La bascule du teen movie
Mais peut-être encore plus qu’une rupture formelle, Elephant révolutionne le genre du teen movie en le faisant basculer dans le régime du désenchantement absolu. Avec Virgin Suicides de Sofia Coppola (1999), il marque un tournant. Fini le temps de l’insouciance, la jeunesse porte désormais le sceau de la tragédie et les films prennent la forme de funeste élégies teen, de chant du (bébé) cygne. Des adolescent·es qui n’arrivent plus à habiter le monde que leur ont laissé les adultes, qui y évoluent déjà presque comme des zombies, on les retrouve dans de nombreux films : Mysterious Skin de Gregg Araki sorti un an plus tard, Mommy de Xavier Dolan, mais aussi Spring Breakers dont la fin en tuerie sanglante rappelle celle d’Elephant.
Dans le champ de la série, on peut également se demander si Elephant n’a pas défriché une route que de célèbres dark teen shows ont emprunté après lui : Thirteen Reason Why ou même Euphoria. La série The OA fait quant à elle une référence très explicite à Elephant dans le dernier épisode de sa saison 1, où on comprend que tout ce qui précédait était en fait tendu vers une tuerie de masse dans un lycée, dont les personnages avaient l’inconsciente pré-science.
Dans le jeune cinéma français contemporain, l’influence d’Elephant est aussi très visible. Le duo de cinéastes Jonathan Vinel et Caroline Poggi la revendique : “Elephant nous a donné envie de faire du cinéma. La tuerie, les massacres lycéens, l’actualité liée aux armes, c’est ce qui a accompagné notre adolescence.” et cette influence affleure presque à chaque plans de leur court métrage Tant qu’il nous reste des fusils à pompe. Plus récemment, Simon Rieth a signé avec Nos cérémonies un film profondément infusé par le rapport à la mort et au désespoir adolescent des films de Gus Van Sant, influence qu’il revendique lui-même : “Gus Van Sant est vraiment mon cinéaste de cœur.”
Mais il arrive aussi que cette influence passe par un corps d’acteur plutôt que par le regard d’un cinéaste. En deux films (Le Lycéen et Le Règne animal), le jeune Paul Kircher (21 ans) rappelle fortement, avec son mélange d’apathie et de fougue, les anti-héros de Gus Van Sant. Une parenté dont il a conscience : “je me suis beaucoup reconnu quand j’ai vu Elephant, Paranoid Park, Gerry ou Last Days. Ces films mettent en scène des personnages adolescents ou jeunes qui pensent beaucoup, qui sont seuls et qui aiment se perdre”.

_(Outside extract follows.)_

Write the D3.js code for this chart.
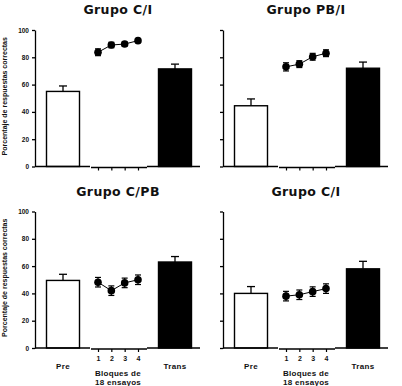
<!DOCTYPE html>
<html>
<head>
<meta charset="utf-8">
<script src="https://cdn.jsdelivr.net/npm/d3@7"></script>
<style>
  body { margin: 0; background: #fff; }
  svg { display: block; }
  text { font-family: "Liberation Sans", Arial, sans-serif; fill: #111; }
</style>
</head>
<body>
<svg id="chart" width="402" height="386"></svg>
<script>
// values (percent correct)
const titles = ["Grupo C/I", "Grupo PB/I", "Grupo C/PB", "Grupo C/I"];
const groups = ["Pre", "Bloques", "Trans"];
const blocks = ["1", "2", "3", "4"];
const yTicks = [0, 20, 40, 60, 80, 100];
const preMean = [55, 44.5, 49.5, 40];
const preErr = [4, 5, 4.5, 5];
const transMean = [71.5, 72, 63, 58];
const transErr = [3.5, 4.5, 4, 5.5];
const blockMeans = [
  [83.7, 89, 89.7, 92.2],
  [73, 75, 80.4, 83],
  [48.2, 42, 47.7, 50],
  [38, 39, 41.3, 43.5]
];
const blockErrs = [
  [2.5, 2, 1.5, 1.5],
  [3, 2.5, 2.5, 2.5],
  [3.5, 3.5, 3.5, 3.5],
  [3.5, 3.5, 3.5, 3.5]
];

const svg = d3.select("#chart");
const panelX = [35, 223, 35, 223];
const panelY = [30, 30, 211.5, 211.5];
const w = 168, h = 136.5;

titles.forEach((title, i) => {
  const left = i % 2 == 0;
  const bottom = i >= 2;
  const g = svg.append("g").attr("transform", "translate(" + panelX[i] + "," + panelY[i] + ")");

  const y = d3.scaleLinear().domain([0, 100]).range([h, 0]);
  const x = d3.scaleBand().domain(groups).range([0, w]);
  const b0 = x("Bloques");
  const xb = d3.scalePoint().domain(blocks).range([b0 + 7, b0 + 47]);
  const barW = 33;

  // title
  g.append("text")
    .attr("x", 83).attr("y", -16)
    .attr("text-anchor", "middle")
    .style("font-family", "'DejaVu Sans', Verdana, sans-serif")
    .style("font-size", "12.5px").style("font-weight", "bold")
    .style("letter-spacing", "0.4px")
    .text(title);

  // y axis
  const yAxis = g.append("g")
    .call(d3.axisLeft(y).tickValues(yTicks).tickSize(3).tickSizeOuter(0).tickPadding(3));
  yAxis.selectAll("path, line").attr("stroke", "#000").attr("stroke-width", 1.3);
  yAxis.selectAll("text")
    .style("font-size", "6.5px").style("font-weight", "bold")
    .style("font-family", "'Liberation Sans', Arial, sans-serif");
  if (!left) yAxis.selectAll("text").remove();

  if (left) {
    g.append("text")
      .attr("transform", "translate(-28," + (h / 2 - 2) + ") rotate(-90)")
      .attr("text-anchor", "middle")
      .style("font-size", "7px").style("font-weight", "bold")
      .text("Porcentaje de respuestas correctas");
  }

  // bars
  const bars = [
    { k: "Pre", m: preMean[i], e: preErr[i], fill: "#fff" },
    { k: "Trans", m: transMean[i], e: transErr[i], fill: "#000" }
  ];
  bars.forEach(d => {
    const cx = x(d.k) + x.bandwidth() / 2;
    g.append("line")
      .attr("x1", cx).attr("x2", cx).attr("y1", y(d.m)).attr("y2", y(d.m + d.e))
      .attr("stroke", "#000").attr("stroke-width", 1.3);
    g.append("line")
      .attr("x1", cx - 4).attr("x2", cx + 4).attr("y1", y(d.m + d.e)).attr("y2", y(d.m + d.e))
      .attr("stroke", "#000").attr("stroke-width", 1.3);
    g.append("rect")
      .attr("x", cx - barW / 2).attr("y", y(d.m))
      .attr("width", barW).attr("height", y(0) - y(d.m))
      .attr("fill", d.fill).attr("stroke", "#000").attr("stroke-width", 1.4);
  });

  // broken x axis segments
  const seg = [[0, 55, h], [56, 112, h + 1], [112, 165, h]];
  seg.forEach(s => {
    g.append("line")
      .attr("x1", s[0]).attr("x2", s[1]).attr("y1", s[2]).attr("y2", s[2])
      .attr("stroke", "#000").attr("stroke-width", 1.3);
  });
  const xAxis = g.append("g")
    .attr("transform", "translate(0," + (h + 1) + ")")
    .call(d3.axisBottom(xb).tickSize(3).tickPadding(4));
  xAxis.select(".domain").remove();
  xAxis.selectAll("line").attr("stroke", "#000").attr("stroke-width", 1.2);
  xAxis.selectAll("text")
    .style("font-size", "7px").style("font-weight", "bold")
    .style("font-family", "'Liberation Sans', Arial, sans-serif")
    .attr("fill", "#1a1a3a");
  if (!bottom) xAxis.selectAll("text").remove();

  // block line with error bars
  const pts = blocks.map((b, j) => ({ b: b, m: blockMeans[i][j], e: blockErrs[i][j] }));
  g.append("path")
    .datum(pts)
    .attr("fill", "none").attr("stroke", "#000").attr("stroke-width", 1)
    .attr("d", d3.line().x(d => xb(d.b)).y(d => y(d.m)));
  pts.forEach(d => {
    const cx = xb(d.b);
    g.append("line")
      .attr("x1", cx).attr("x2", cx).attr("y1", y(d.m - d.e)).attr("y2", y(d.m + d.e))
      .attr("stroke", "#000").attr("stroke-width", 1.2);
    [d.m - d.e, d.m + d.e].forEach(v => {
      g.append("line")
        .attr("x1", cx - 3).attr("x2", cx + 3).attr("y1", y(v)).attr("y2", y(v))
        .attr("stroke", "#000").attr("stroke-width", 1.2);
    });
    g.append("circle")
      .attr("cx", cx).attr("cy", y(d.m)).attr("r", 3.8)
      .attr("fill", "#000");
  });

  if (bottom) {
    const lab = [["Pre", x("Pre") + x.bandwidth() / 2, h + 21], ["Trans", x("Trans") + x.bandwidth() / 2, h + 21],
                 ["Bloques de", b0 + 27, h + 28], ["18 ensayos", b0 + 27, h + 36.5]];
    lab.forEach(l => {
      g.append("text")
        .attr("x", l[1]).attr("y", l[2])
        .attr("text-anchor", "middle")
        .style("font-size", "8px").style("font-weight", "bold")
        .style("letter-spacing", "0.3px")
        .text(l[0]);
    });
  }
});
</script>
</body>
</html>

Enfin, s’il existe un film qui est le descendant direct d’Elephant, c’est An Elephant Sitting Still, premier et dernier film du chinois Hu Bo. Avec ce récit fleuve (près de quatre heures) du quotidien de quatre jeunes, il affronte le mal de vivre d’une jeunesse comme aucun autre film. Adoubé par Gus Van Sant lui-même, il est le film qui reprend le plus les codes d’Elephant : le titre déjà, la déambulation de dos, le mille-feuille temporel, la multiplication des points de vue et surtout l’horizon d’une catastrophe à venir. Sauf que, comme nous l’écrivions à l’époque de sa sortie, “le drame dont le film est l’annonce déborde cette fois de son récit”, puisque Hu Bo s’est donné la mort une fois le montage du film terminé.